Le festival a beaucoup évolué, pas forcément dans les spectacles en salle, mais par toutes les propositions extérieures. Quand nous sommes arrivés en 1998 avec la compagnie, on avait très peu de public, on dansait face à 300 personnes. Alors nous avons tout de suite proposé des choses à l’extérieur pour se faire connaître, des actions auprès du jeune public. Nous avons fait la même chose avec Le Temps d’aimer, en plus de cette programmation éclectique. C’est ce qui permet au public d’accéder à la danse et qu’il se décide à acheter son billet.
Y a-t-il une compagnie que vous êtes particulièrement heureux d’avoir fait venir au Temps d’aimer ?
Le Het Nationale Ballet qui est venu plusieurs fois avec des oeuvres de Han van Manen. J’ai toujours été un grand admirateur de ce chorégraphe, je me suis fait plaisir en présentant à Biarritz ses pièces comme 5 Tango’s, qui m’ont fasciné quand j’étais plus jeune. Si j’avais eu plus d’argent (sourire), j’aurais aussi fait venir le Birmingham Royal Ballet qui est une compagnie merveilleuse, ou Mario Schröder que j’adore.
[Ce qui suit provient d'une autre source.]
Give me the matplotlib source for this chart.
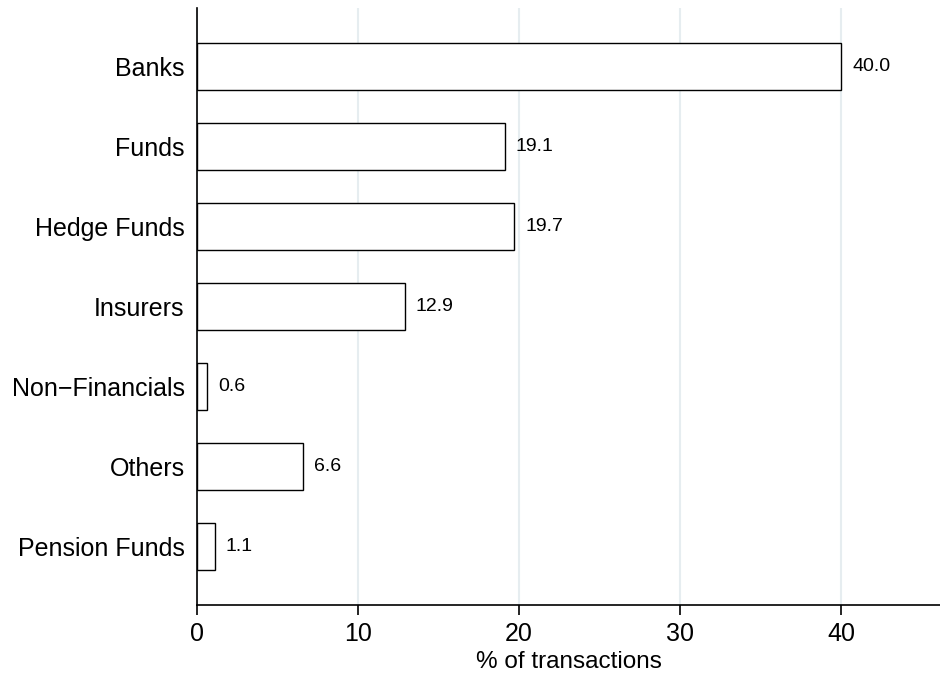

La ville fait son possible, mais pour le futur du Temps d’aimer, j’aimerais avoir un peu plus de budget, les voyages et cachets coûtant de plus en plus cher.
Que diriez-vous enfin au public pour l’inciter à venir au Temps d’aimer malgré les conditions actuelles ?
Je citerai le nom de la création de Christine Hassid, que l’on verra au Temps d’aimer : N’ayez pas peur !. Plus qu’Anthologie du Cauchemar présenté lendemain par le Système Castafiore, une compagnie que j’adore (rire). Mais oui, “N’ayez pas peur !“, c’est le bon titre. C’est assez fou ce qui se passe avec cette pandémie : elle condamne la danse et la relation avec l’autre. Mais le premier pas vers l’autre, dans la tradition, c’est la danse. Et nous nous appelons Le Temps d’aimer… Symboliquement, il ne peut y avoir que nous pour reprendre le chemin des théâtres.